### REQUEST
Retype the opening lines of the listing below, ending with the line that contains "58.0, 30.0, 2.0]", and leave out any pictures.

### AVAILABLE DATA
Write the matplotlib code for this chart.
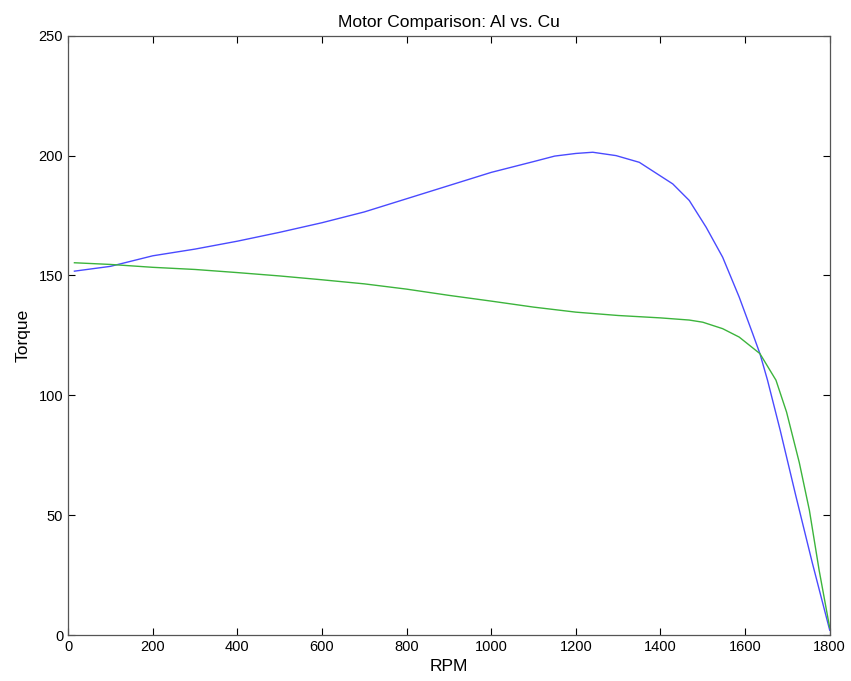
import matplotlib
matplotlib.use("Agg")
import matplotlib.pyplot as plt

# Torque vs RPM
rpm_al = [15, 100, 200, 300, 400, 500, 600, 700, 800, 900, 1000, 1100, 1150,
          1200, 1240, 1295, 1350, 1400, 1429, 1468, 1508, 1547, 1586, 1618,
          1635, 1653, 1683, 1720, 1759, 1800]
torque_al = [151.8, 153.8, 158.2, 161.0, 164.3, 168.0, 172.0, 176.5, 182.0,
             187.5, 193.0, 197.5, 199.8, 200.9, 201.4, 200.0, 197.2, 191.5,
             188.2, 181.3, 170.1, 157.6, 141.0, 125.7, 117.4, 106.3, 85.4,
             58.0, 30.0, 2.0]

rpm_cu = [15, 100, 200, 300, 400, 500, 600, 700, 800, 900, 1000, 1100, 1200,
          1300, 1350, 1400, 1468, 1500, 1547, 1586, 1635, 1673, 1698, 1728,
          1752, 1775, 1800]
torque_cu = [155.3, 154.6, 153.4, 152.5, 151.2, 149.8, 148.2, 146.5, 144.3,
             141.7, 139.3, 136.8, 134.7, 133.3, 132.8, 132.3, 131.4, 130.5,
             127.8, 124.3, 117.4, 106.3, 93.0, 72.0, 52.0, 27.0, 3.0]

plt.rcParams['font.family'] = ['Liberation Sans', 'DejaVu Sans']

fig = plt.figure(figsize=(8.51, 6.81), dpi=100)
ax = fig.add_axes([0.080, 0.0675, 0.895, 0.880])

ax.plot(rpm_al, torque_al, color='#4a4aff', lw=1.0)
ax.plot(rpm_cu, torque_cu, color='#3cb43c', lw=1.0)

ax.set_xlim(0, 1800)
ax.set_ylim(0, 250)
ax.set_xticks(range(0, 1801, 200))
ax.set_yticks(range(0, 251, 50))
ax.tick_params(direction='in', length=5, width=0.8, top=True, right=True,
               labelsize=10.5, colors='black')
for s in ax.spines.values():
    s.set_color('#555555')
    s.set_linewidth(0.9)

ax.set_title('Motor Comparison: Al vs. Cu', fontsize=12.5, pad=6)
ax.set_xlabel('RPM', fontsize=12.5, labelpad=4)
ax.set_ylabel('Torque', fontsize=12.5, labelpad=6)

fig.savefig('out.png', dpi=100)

### FINAL RESULT
Write the matplotlib code for this chart.
import matplotlib
matplotlib.use("Agg")
import matplotlib.pyplot as plt

# Torque vs RPM
rpm_al = [15, 100, 200, 300, 400, 500, 600, 700, 800, 900, 1000, 1100, 1150,
          1200, 1240, 1295, 1350, 1400, 1429, 1468, 1508, 1547, 1586, 1618,
          1635, 1653, 1683, 1720, 1759, 1800]
torque_al = [151.8, 153.8, 158.2, 161.0, 164.3, 168.0, 172.0, 176.5, 182.0,
             187.5, 193.0, 197.5, 199.8, 200.9, 201.4, 200.0, 197.2, 191.5,
             188.2, 181.3, 170.1, 157.6, 141.0, 125.7, 117.4, 106.3, 85.4,
             58.0, 30.0, 2.0]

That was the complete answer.